§ **What this task involves**
Retype each line of the material exactly, please, skipping any picture in it.

-.-.-

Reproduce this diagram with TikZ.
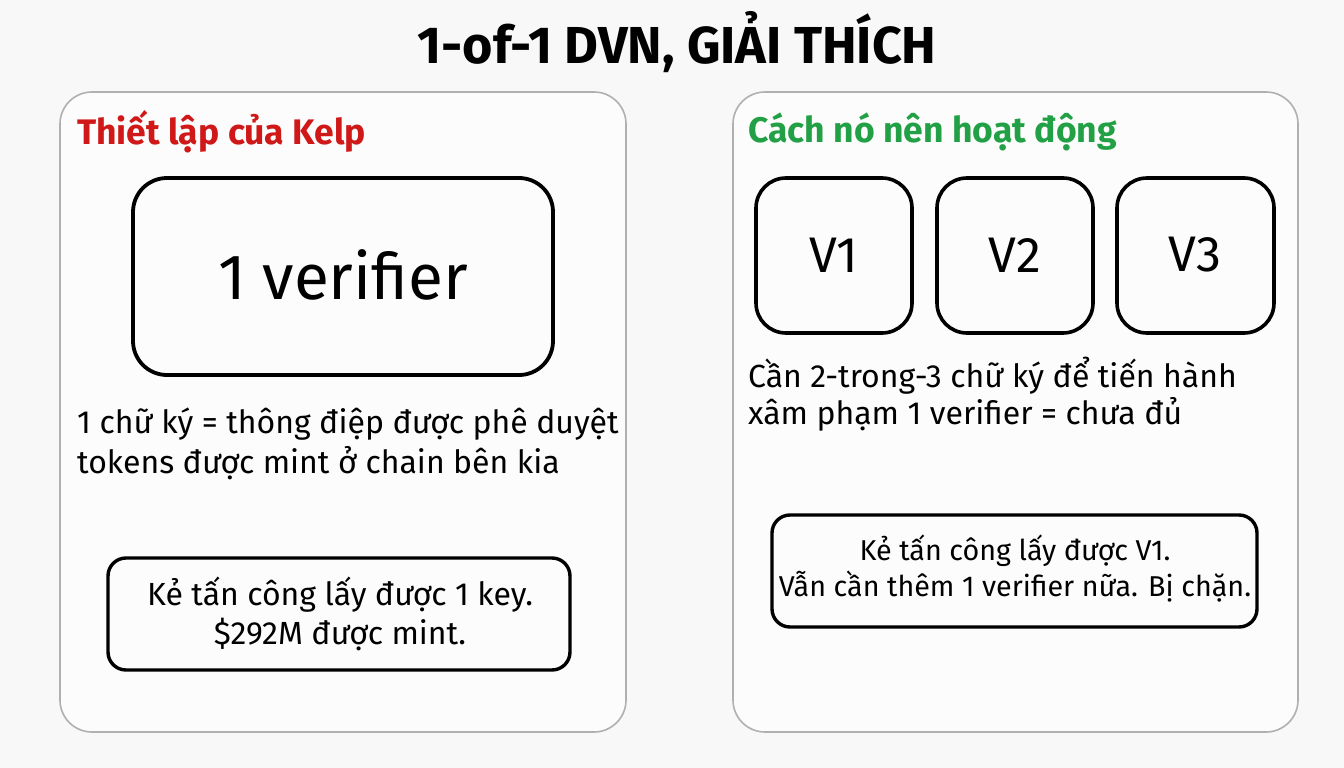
\documentclass[tikz,border=0pt]{standalone}
\usepackage{fontspec}
\setmainfont{Fira Sans}
\definecolor{bgc}{HTML}{F8F8F8}
\definecolor{redt}{HTML}{D01818}
\definecolor{greent}{HTML}{22A045}
\definecolor{panelc}{HTML}{B0B0B0}
\begin{document}
\begin{tikzpicture}[x=1pt,y=-1pt,
  panel/.style={draw=panelc,line width=1.6pt,rounded corners=32pt,fill=white!60!bgc},
  bigbox/.style={draw=black,line width=3.8pt,rounded corners=34pt},
  vbox/.style={draw=black,line width=3.6pt,rounded corners=30pt},
  msgbox/.style={draw=black,line width=3.4pt,rounded corners=18pt},
  txt/.style={anchor=west,inner sep=0pt,font=\fontsize{32}{38}\selectfont},
  hd/.style={anchor=west,inner sep=0pt,font=\fontsize{35.5}{40}\selectfont\bfseries}]
\fill[bgc] (0,0) rectangle (1344,768);
\useasboundingbox (0,0) rectangle (1344,768);
% title
\node[inner sep=0pt,font=\fontsize{52}{58}\selectfont\bfseries] (title) at (677,42) {1-of-1 DVN, GIẢI THÍCH};
% panels
\draw[panel] (60,92) rectangle (626,732);
\draw[panel] (733,92) rectangle (1298,732);
% left panel
\node[hd,text=redt] (lt) at (77,132) {Thiết lập của Kelp};
\draw[bigbox] (133,178) rectangle (553,375);
\node[inner sep=0pt,font=\fontsize{64}{70}\selectfont] (ver) at (343,275) {1 verifier};
\node[txt] (l1) at (77,424) {1 chữ ký = thông điệp được phê duyệt};
\node[txt] (l2) at (77,463) {tokens được mint ở chain bên kia};
\draw[msgbox] (108,558) rectangle (570,670);
\node[align=center,inner sep=0pt,font=\fontsize{32}{39}\selectfont] (lm) at (340,614) {Kẻ tấn công lấy được 1 key.\\\$292M được mint.};
% right panel
\node[hd,text=greent] (rt) at (748,132) {Cách nó nên hoạt động};
\draw[vbox] (756,178) rectangle (912,333);
\draw[vbox] (937,178) rectangle (1093,333);
\draw[vbox] (1117,178) rectangle (1274,333);
\node[inner sep=0pt,font=\fontsize{50}{54}\selectfont] (v1) at (834,255) {V1};
\node[inner sep=0pt,font=\fontsize{50}{54}\selectfont] (v2) at (1015,255) {V2};
\node[inner sep=0pt,font=\fontsize{50}{54}\selectfont] (v3) at (1195,255) {V3};
\node[txt] (r1) at (748,376) {Cần 2-trong-3 chữ ký để tiến hành};
\node[txt] (r2) at (748,414) {xâm phạm 1 verifier = chưa đủ};
\draw[msgbox] (772,515) rectangle (1257,627);
\node[align=center,inner sep=0pt,font=\fontsize{28.7}{36}\selectfont] (rm) at (1015,569) {Kẻ tấn công lấy được V1.\\Vẫn cần thêm 1 verifier nữa. Bị chặn.};
\end{tikzpicture}
\end{document}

-.-.-

§ **Solution to the problem**
Reproduce this diagram with TikZ.
\documentclass[tikz,border=0pt]{standalone}
\usepackage{fontspec}
\setmainfont{Fira Sans}
\definecolor{bgc}{HTML}{F8F8F8}
\definecolor{redt}{HTML}{D01818}
\definecolor{greent}{HTML}{22A045}
\definecolor{panelc}{HTML}{B0B0B0}
\begin{document}
\begin{tikzpicture}[x=1pt,y=-1pt,
  panel/.style={draw=panelc,line width=1.6pt,rounded corners=32pt,fill=white!60!bgc},
  bigbox/.style={draw=black,line width=3.8pt,rounded corners=34pt},
  vbox/.style={draw=black,line width=3.6pt,rounded corners=30pt},
  msgbox/.style={draw=black,line width=3.4pt,rounded corners=18pt},
  txt/.style={anchor=west,inner sep=0pt,font=\fontsize{32}{38}\selectfont},
  hd/.style={anchor=west,inner sep=0pt,font=\fontsize{35.5}{40}\selectfont\bfseries}]
\fill[bgc] (0,0) rectangle (1344,768);
\useasboundingbox (0,0) rectangle (1344,768);
% title
\node[inner sep=0pt,font=\fontsize{52}{58}\selectfont\bfseries] (title) at (677,42) {1-of-1 DVN, GIẢI THÍCH};
% panels
\draw[panel] (60,92) rectangle (626,732);
\draw[panel] (733,92) rectangle (1298,732);
% left panel
\node[hd,text=redt] (lt) at (77,132) {Thiết lập của Kelp};
\draw[bigbox] (133,178) rectangle (553,375);
\node[inner sep=0pt,font=\fontsize{64}{70}\selectfont] (ver) at (343,275) {1 verifier};
\node[txt] (l1) at (77,424) {1 chữ ký = thông điệp được phê duyệt};
\node[txt] (l2) at (77,463) {tokens được mint ở chain bên kia};
\draw[msgbox] (108,558) rectangle (570,670);
\node[align=center,inner sep=0pt,font=\fontsize{32}{39}\selectfont] (lm) at (340,614) {Kẻ tấn công lấy được 1 key.\\\$292M được mint.};
% right panel
\node[hd,text=greent] (rt) at (748,132) {Cách nó nên hoạt động};
\draw[vbox] (756,178) rectangle (912,333);
\draw[vbox] (937,178) rectangle (1093,333);
\draw[vbox] (1117,178) rectangle (1274,333);
\node[inner sep=0pt,font=\fontsize{50}{54}\selectfont] (v1) at (834,255) {V1};
\node[inner sep=0pt,font=\fontsize{50}{54}\selectfont] (v2) at (1015,255) {V2};
\node[inner sep=0pt,font=\fontsize{50}{54}\selectfont] (v3) at (1195,255) {V3};
\node[txt] (r1) at (748,376) {Cần 2-trong-3 chữ ký để tiến hành};
\node[txt] (r2) at (748,414) {xâm phạm 1 verifier = chưa đủ};
\draw[msgbox] (772,515) rectangle (1257,627);
\node[align=center,inner sep=0pt,font=\fontsize{28.7}{36}\selectfont] (rm) at (1015,569) {Kẻ tấn công lấy được V1.\\Vẫn cần thêm 1 verifier nữa. Bị chặn.};
\end{tikzpicture}
\end{document}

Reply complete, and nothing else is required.